Here are a list of most common mistakes, made when recording:
1. Recording in a completely empty room!
If the room is ‘too empty’ and the sound is not absorbed by anything it’s just bouncing around and creating echoes and reverb. To avoid that use a room that has plenty of objects, furniture and heavy curtains to keep the sound reflecting from windows.
2. Keep the noise outside the room!
Car noises, birds, airplanes, wind – we probably want to keep these out of the room. Make sure your windows are closed so your microphone doesn’t pick up these noises along other devices, like air conditioning or ventilation!
3. Don’t play around with your pen, papers or computer keyboard!
A lot of beginners don’t even notice they have been nervously clicking a pen or shuffling a stack of papers and producing unwanted noise for the most part of the recording! Avoid making sounds you don’t want to be recorded!
4. Try not to change your position all the time!
Try to keep a steady position and not move back and forth towards the microphone. It’s always better to have a great recording from the start and only then edit / mix / master it.
Here are some tips you can use before and during recording:
Find the right position.
Start by doing test recordings, find the right position and distance from the microphone that sounds good to you.
Get the levels right! Also for your ‘VoIP guest’!
Don’t let the recording clip (or ‘go into the red’). It might distort the audio. Also it’s important to check the levels of the guest, if you are interviewing and recording someone over Skype or similar VoIP software – set the volume similar to your voice level, do test recordings, don’t let the red lights shine!

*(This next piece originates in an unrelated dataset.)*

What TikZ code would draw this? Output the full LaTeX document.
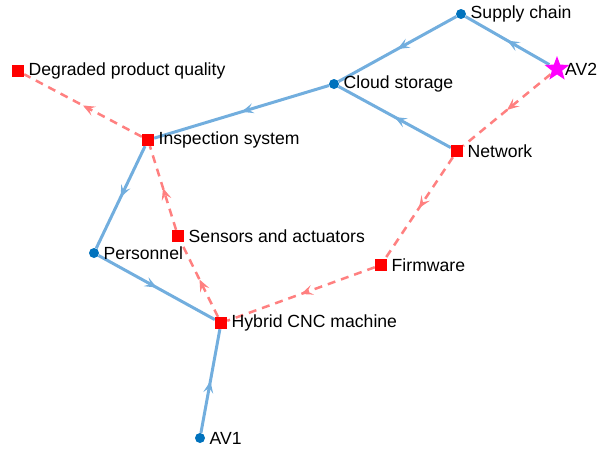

If you are not familiar with any recording software I would recommend Audacity, it’s a free, easy to use cross platform software for recording and editing audio.
Exporting your audio:
If you are sending the audio further for editing / processing / mastering then it’s recommended to export the audio as WAV or AIFF format, these are lossless formats (unlike Mp3, which is compressed) to preserve the best quality. After that you can convert the files to a smaller format (like Mp3) for uploading to internet, if that’s required.
If you want to export or convert a file to Mp3 in Audacity, you need to download the ‘lame’ encoder.